Today I met Takuya Fujishima, of Yamaha, and talked with him about soundsieve and my thesis project. He’s a very interesting guy, completely on top of the work going on in MIR — he specifically mentioned Paul (Lamere) and Elias Pampalk when I was talking to him about my project. He also suggested I look into the work of these Japanese researchers:
This is certainly a good start in getting back to reading relevant papers. I’m definitely curious to know if there are must-read papers/people that I should take a look at. I’m interested in these topics specifically:
- interfaces for music browsing and recommendation
- multidimensional analysis
- audio features that are commonly used to discriminate between different styles/genres
- projects that combine audio analysis with contextual descriptors
- commentary on what makes an “appropriate” music database (how to have it as unbiased as possible?)

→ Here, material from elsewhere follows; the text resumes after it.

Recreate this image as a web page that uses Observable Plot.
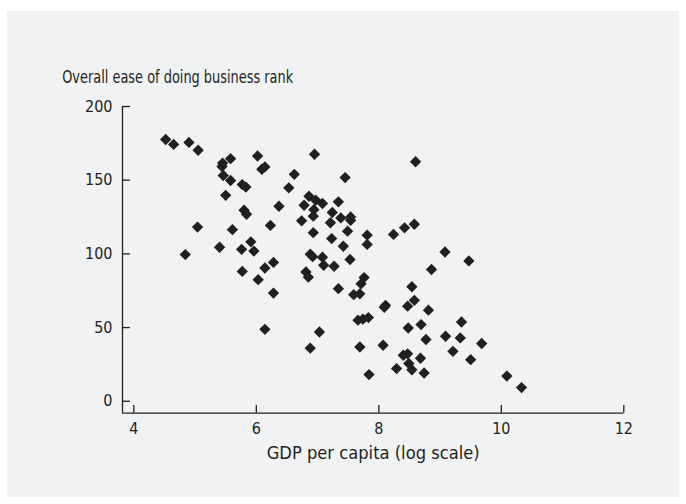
<!DOCTYPE html>
<html>
<head>
<meta charset="utf-8">
<script src="https://cdn.jsdelivr.net/npm/d3@7"></script>
<script src="https://cdn.jsdelivr.net/npm/@observablehq/plot@0.6"></script>
<style>
  html, body { margin: 0; padding: 0; background: #ffffff; }
  #chart { position: absolute; left: 7px; top: 11px; width: 672px; height: 486px; background: #f1f2f4; }
  #chart svg { display: block; font-stretch: condensed; }
</style>
</head>
<body>
<div id="chart"></div>
<script>
// GDP per capita (log scale)
const gdp = [4.52,4.65,4.90,5.05,5.58,5.45,5.44,5.46,5.58,5.77,5.83,5.50,6.02,6.09,6.14,6.62,6.53,6.37,5.80,5.84,
  5.04,5.61,6.23,4.84,5.40,5.76,5.91,5.96,5.77,6.14,6.28,6.03,6.28,6.14,6.95,8.60,7.45,6.86,6.97,7.08,
  6.78,7.34,6.94,7.24,6.93,7.38,7.54,7.54,6.74,7.21,8.42,8.58,6.93,7.49,7.23,7.81,7.81,7.42,8.24,9.08,
  9.47,6.88,6.92,7.08,7.53,7.10,7.27,6.81,6.85,7.76,7.71,8.86,7.34,8.54,7.59,7.69,8.11,8.09,8.58,8.47,
  8.81,7.66,7.74,7.83,8.48,8.69,9.35,7.03,6.88,7.69,8.07,8.77,9.09,9.33,9.68,9.21,9.50,8.40,8.47,8.49,
  8.54,8.29,8.68,8.74,7.84,10.09,10.33];
// Overall ease of doing business rank
const rank = [177.6,174.3,175.6,170.3,164.6,161.6,159.3,153.2,149.8,147.0,145.3,139.7,166.4,157.4,159.0,154.0,144.8,132.3,129.6,126.9,
  118.2,116.4,119.3,99.5,104.5,103.1,108.2,101.9,88.1,90.4,94.2,82.5,73.4,48.8,167.6,162.5,151.8,139.1,136.4,134.2,
  133.0,135.3,130.0,128.1,125.6,124.4,125.1,122.8,122.4,121.1,117.7,120.1,114.4,115.4,110.4,112.7,106.4,105.2,113.2,101.3,
  95.2,99.8,98.1,97.7,96.2,92.3,91.6,87.7,84.2,83.9,79.7,89.4,76.4,77.7,72.3,72.9,65.1,63.8,68.5,64.5,
  61.8,55.0,55.7,56.8,49.7,52.0,53.8,47.0,36.0,36.8,38.0,41.9,44.1,43.0,39.2,33.9,28.2,31.2,32.2,25.6,
  21.4,22.2,29.2,19.2,18.1,17.1,9.3];
const xTicks = [4, 6, 8, 10, 12];
const yTicks = [0, 50, 100, 150, 200];
const yTitle = "Overall ease of doing business rank";
const xTitle = "GDP per capita (log scale)";

const points = gdp.map((g, i) => ({gdp: g, rank: rank[i]}));
const xMin = 3.815, xMax = 12, yMin = -8.1, yMax = 200;
const ink = "#231f20";
const font = "'DejaVu Sans Condensed', 'DejaVu Sans', sans-serif";

const chart = Plot.plot({
  width: 672,
  height: 486,
  marginLeft: 115,
  marginRight: 55.7,
  marginTop: 95,
  marginBottom: 84.3,
  style: {background: "transparent", fontFamily: font, fontSize: "16px", color: ink},
  x: {domain: [xMin, xMax]},
  y: {domain: [yMin, yMax]},
  marks: [
    // axis lines
    Plot.ruleX([xMin], {y1: yMin, y2: yMax, stroke: ink, strokeWidth: 1.3}),
    Plot.ruleY([yMin], {x1: xMin, x2: xMax, stroke: ink, strokeWidth: 1.3}),
    // inward ticks
    Plot.ruleY(yTicks, {y: d => d, x1: xMin, x2: xMin + 0.13, stroke: ink, strokeWidth: 1.3}),
    Plot.ruleX(xTicks, {x: d => d, y1: yMin, y2: yMin + 5.2, stroke: ink, strokeWidth: 1.3}),
    // tick labels
    Plot.axisY(yTicks, {anchor: "left", tickSize: 0, tickPadding: 10, label: null, fontSize: 16, fill: ink}),
    Plot.axisX(xTicks, {anchor: "bottom", tickSize: 0, tickPadding: 9, label: null, fontSize: 16, fill: ink}),
    // titles
    Plot.text([yTitle], {frameAnchor: "top-left", dx: -60.3, dy: -29, textAnchor: "start", lineAnchor: "middle", fontSize: 17, fill: ink, className: "ytitle"}),
    Plot.text([xTitle], {frameAnchor: "bottom", dy: 40, lineAnchor: "middle", fontSize: 17, fill: ink, className: "xtitle"}),
    // points
    Plot.dot(points, {x: "gdp", y: "rank", symbol: "diamond2", r: 5.1, fill: ink, stroke: "none"})
  ]
});
document.getElementById("chart").appendChild(chart);
// compress the condensed-font titles to the reference's text widths
d3.select(chart).selectAll(".ytitle text").attr("textLength", 231).attr("lengthAdjust", "spacingAndGlyphs");
d3.select(chart).selectAll(".xtitle text").attr("textLength", 213).attr("lengthAdjust", "spacingAndGlyphs");
</script>
</body>
</html>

- interface design for 3D spaces
I found these lists of MIR-related papers/dissertations, and will look through them:
As far as actual work is concerned, I am focusing for the next few days on truly defining the intended scope of my project and creating a plan for the programming I have to do. More on that soon.
I’m in a bit of a holding pattern on my thesis for the next 2-3 weeks, because I am finishing up the semester, and my classes have become more busy. This weekend I am off to Vancouver/Whistler for the “Music, Brain, and Cognition” Workshop at NIPS 2007. I return with a problem set due and a final exam for my signal processing class. And the following week I spend on my project for Tod’s class, which will be a (simple) visualization of a user’s music preferences based off of last.fm data feeds.
I’ll finally be free from school work on December 19th, so I hope to make some headway at that point.
I got this email on November 29:
Anita ~ MASCOM has reviewed the comments by your readers as well as the comments provided as a result of your presentation on Crit day — congratulations your proposal is considered approved.